[START OF Data for processing]

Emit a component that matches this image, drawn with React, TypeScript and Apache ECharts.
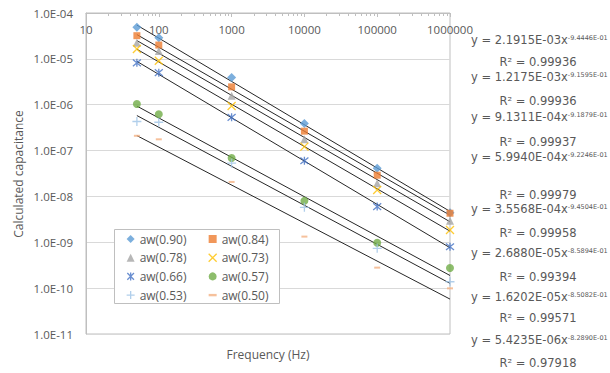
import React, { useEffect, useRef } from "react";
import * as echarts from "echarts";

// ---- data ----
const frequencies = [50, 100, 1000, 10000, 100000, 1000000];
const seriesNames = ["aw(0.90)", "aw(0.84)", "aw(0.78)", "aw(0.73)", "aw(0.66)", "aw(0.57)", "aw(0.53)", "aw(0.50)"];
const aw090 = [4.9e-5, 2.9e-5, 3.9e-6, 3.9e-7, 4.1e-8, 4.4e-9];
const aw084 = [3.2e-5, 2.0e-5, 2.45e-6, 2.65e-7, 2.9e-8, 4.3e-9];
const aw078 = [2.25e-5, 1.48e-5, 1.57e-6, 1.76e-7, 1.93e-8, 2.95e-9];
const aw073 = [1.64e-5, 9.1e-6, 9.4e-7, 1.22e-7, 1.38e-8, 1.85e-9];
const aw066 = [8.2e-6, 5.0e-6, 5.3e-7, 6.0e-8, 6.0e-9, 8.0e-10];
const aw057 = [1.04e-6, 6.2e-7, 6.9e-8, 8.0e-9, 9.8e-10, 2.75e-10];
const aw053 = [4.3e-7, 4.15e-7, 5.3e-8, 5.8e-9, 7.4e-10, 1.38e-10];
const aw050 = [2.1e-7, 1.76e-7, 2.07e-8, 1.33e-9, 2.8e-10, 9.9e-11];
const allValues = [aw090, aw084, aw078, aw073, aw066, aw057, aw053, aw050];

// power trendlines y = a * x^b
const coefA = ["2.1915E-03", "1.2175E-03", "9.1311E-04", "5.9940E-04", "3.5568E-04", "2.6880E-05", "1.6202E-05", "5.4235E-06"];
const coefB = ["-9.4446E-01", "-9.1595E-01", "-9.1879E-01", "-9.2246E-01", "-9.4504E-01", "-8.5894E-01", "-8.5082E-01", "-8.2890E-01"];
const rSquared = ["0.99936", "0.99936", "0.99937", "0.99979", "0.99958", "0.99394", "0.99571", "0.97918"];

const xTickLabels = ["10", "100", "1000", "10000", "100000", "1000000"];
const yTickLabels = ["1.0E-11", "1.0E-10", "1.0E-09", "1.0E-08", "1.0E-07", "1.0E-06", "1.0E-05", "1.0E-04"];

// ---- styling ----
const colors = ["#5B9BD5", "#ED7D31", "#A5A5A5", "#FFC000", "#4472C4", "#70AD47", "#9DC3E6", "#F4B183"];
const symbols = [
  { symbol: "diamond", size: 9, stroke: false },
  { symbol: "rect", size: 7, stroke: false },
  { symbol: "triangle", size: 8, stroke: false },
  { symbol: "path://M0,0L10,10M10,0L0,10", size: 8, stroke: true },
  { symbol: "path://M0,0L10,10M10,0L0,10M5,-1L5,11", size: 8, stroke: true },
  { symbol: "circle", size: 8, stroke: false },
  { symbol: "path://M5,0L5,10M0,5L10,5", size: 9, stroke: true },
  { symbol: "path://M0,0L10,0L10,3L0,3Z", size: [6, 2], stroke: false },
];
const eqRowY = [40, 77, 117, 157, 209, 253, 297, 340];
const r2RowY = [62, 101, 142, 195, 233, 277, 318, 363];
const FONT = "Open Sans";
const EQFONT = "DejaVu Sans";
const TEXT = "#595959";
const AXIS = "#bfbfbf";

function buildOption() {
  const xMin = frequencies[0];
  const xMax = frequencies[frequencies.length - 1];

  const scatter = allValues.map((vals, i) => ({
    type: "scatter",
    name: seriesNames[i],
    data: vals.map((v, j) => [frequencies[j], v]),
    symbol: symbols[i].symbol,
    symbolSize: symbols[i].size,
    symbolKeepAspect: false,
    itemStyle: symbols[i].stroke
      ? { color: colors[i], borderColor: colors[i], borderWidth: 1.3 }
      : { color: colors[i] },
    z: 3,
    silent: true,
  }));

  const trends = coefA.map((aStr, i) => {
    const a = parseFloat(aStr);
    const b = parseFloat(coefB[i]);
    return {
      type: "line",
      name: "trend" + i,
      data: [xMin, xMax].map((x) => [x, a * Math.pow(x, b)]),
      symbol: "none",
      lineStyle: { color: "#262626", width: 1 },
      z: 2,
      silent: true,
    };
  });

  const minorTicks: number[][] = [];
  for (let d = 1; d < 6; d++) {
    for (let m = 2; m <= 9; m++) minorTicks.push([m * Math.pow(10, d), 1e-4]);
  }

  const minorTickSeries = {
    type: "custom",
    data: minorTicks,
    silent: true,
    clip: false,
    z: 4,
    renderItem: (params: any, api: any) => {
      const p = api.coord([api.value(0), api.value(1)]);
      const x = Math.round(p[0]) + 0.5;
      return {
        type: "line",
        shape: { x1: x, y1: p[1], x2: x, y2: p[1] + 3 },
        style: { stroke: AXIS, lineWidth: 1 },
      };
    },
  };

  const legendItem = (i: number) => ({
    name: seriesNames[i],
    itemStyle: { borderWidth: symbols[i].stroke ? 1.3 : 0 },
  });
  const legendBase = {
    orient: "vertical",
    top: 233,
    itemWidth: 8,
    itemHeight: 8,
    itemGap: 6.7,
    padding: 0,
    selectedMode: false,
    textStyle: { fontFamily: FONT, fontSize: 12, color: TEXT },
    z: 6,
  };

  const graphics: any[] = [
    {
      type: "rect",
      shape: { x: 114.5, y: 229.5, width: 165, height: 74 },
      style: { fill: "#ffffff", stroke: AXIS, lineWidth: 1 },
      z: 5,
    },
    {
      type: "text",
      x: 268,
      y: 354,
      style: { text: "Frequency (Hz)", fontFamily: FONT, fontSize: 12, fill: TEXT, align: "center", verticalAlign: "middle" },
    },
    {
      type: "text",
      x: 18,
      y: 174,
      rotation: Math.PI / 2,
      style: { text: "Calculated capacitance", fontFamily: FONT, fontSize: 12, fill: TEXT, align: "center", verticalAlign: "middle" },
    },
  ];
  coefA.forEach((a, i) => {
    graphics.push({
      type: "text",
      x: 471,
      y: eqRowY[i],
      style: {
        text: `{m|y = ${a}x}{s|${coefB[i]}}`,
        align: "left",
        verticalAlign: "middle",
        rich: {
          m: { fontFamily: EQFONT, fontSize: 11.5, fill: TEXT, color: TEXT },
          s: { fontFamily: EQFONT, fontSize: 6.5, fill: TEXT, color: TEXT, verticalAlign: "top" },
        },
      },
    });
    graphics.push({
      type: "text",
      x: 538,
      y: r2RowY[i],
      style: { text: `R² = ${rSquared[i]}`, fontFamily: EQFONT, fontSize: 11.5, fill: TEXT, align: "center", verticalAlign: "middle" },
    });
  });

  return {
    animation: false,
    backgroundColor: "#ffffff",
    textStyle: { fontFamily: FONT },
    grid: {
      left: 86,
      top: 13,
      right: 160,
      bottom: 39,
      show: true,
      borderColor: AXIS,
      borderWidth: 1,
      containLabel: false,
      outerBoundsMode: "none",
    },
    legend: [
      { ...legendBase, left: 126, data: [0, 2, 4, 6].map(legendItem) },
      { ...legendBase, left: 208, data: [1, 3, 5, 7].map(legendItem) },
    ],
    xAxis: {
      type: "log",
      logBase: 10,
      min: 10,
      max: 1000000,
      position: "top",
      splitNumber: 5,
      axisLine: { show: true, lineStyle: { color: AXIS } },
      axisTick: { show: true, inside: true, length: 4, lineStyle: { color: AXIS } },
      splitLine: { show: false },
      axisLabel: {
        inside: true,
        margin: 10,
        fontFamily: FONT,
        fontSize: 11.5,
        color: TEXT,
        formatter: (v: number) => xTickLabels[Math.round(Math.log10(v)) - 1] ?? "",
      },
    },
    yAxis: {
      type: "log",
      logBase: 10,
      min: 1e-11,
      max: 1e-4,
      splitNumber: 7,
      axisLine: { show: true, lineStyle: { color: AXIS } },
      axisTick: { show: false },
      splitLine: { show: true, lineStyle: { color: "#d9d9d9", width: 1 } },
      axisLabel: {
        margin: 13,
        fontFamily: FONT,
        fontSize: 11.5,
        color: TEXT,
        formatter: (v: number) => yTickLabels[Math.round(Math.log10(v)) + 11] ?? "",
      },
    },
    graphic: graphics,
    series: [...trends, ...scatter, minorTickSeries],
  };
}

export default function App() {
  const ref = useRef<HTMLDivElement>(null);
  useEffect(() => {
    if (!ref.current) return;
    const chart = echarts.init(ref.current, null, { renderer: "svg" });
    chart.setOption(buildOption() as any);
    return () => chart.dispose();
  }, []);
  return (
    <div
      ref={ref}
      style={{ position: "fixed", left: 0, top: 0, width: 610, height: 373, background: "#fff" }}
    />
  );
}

[END OF Data for processing]
[START OF Data for processing]

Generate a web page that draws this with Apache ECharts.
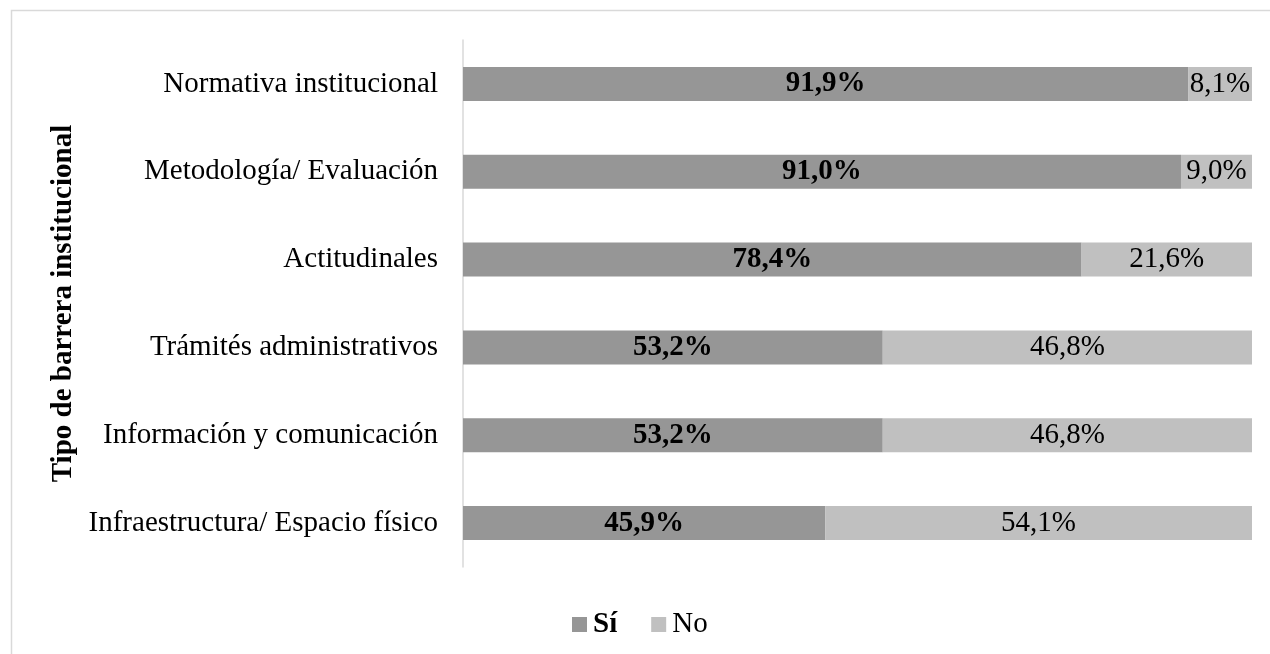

[END OF Data for processing]

◆ Task ◆
Using the listing above, repeat word for word each line from the one with "Emit a component" down to the one with "aw057, aw053, aw050];", both included. Omit all pictures.

◆ The output ◆
Emit a component that matches this image, drawn with React, TypeScript and Apache ECharts.
import React, { useEffect, useRef } from "react";
import * as echarts from "echarts";

// ---- data ----
const frequencies = [50, 100, 1000, 10000, 100000, 1000000];
const seriesNames = ["aw(0.90)", "aw(0.84)", "aw(0.78)", "aw(0.73)", "aw(0.66)", "aw(0.57)", "aw(0.53)", "aw(0.50)"];
const aw090 = [4.9e-5, 2.9e-5, 3.9e-6, 3.9e-7, 4.1e-8, 4.4e-9];
const aw084 = [3.2e-5, 2.0e-5, 2.45e-6, 2.65e-7, 2.9e-8, 4.3e-9];
const aw078 = [2.25e-5, 1.48e-5, 1.57e-6, 1.76e-7, 1.93e-8, 2.95e-9];
const aw073 = [1.64e-5, 9.1e-6, 9.4e-7, 1.22e-7, 1.38e-8, 1.85e-9];
const aw066 = [8.2e-6, 5.0e-6, 5.3e-7, 6.0e-8, 6.0e-9, 8.0e-10];
const aw057 = [1.04e-6, 6.2e-7, 6.9e-8, 8.0e-9, 9.8e-10, 2.75e-10];
const aw053 = [4.3e-7, 4.15e-7, 5.3e-8, 5.8e-9, 7.4e-10, 1.38e-10];
const aw050 = [2.1e-7, 1.76e-7, 2.07e-8, 1.33e-9, 2.8e-10, 9.9e-11];
const allValues = [aw090, aw084, aw078, aw073, aw066, aw057, aw053, aw050];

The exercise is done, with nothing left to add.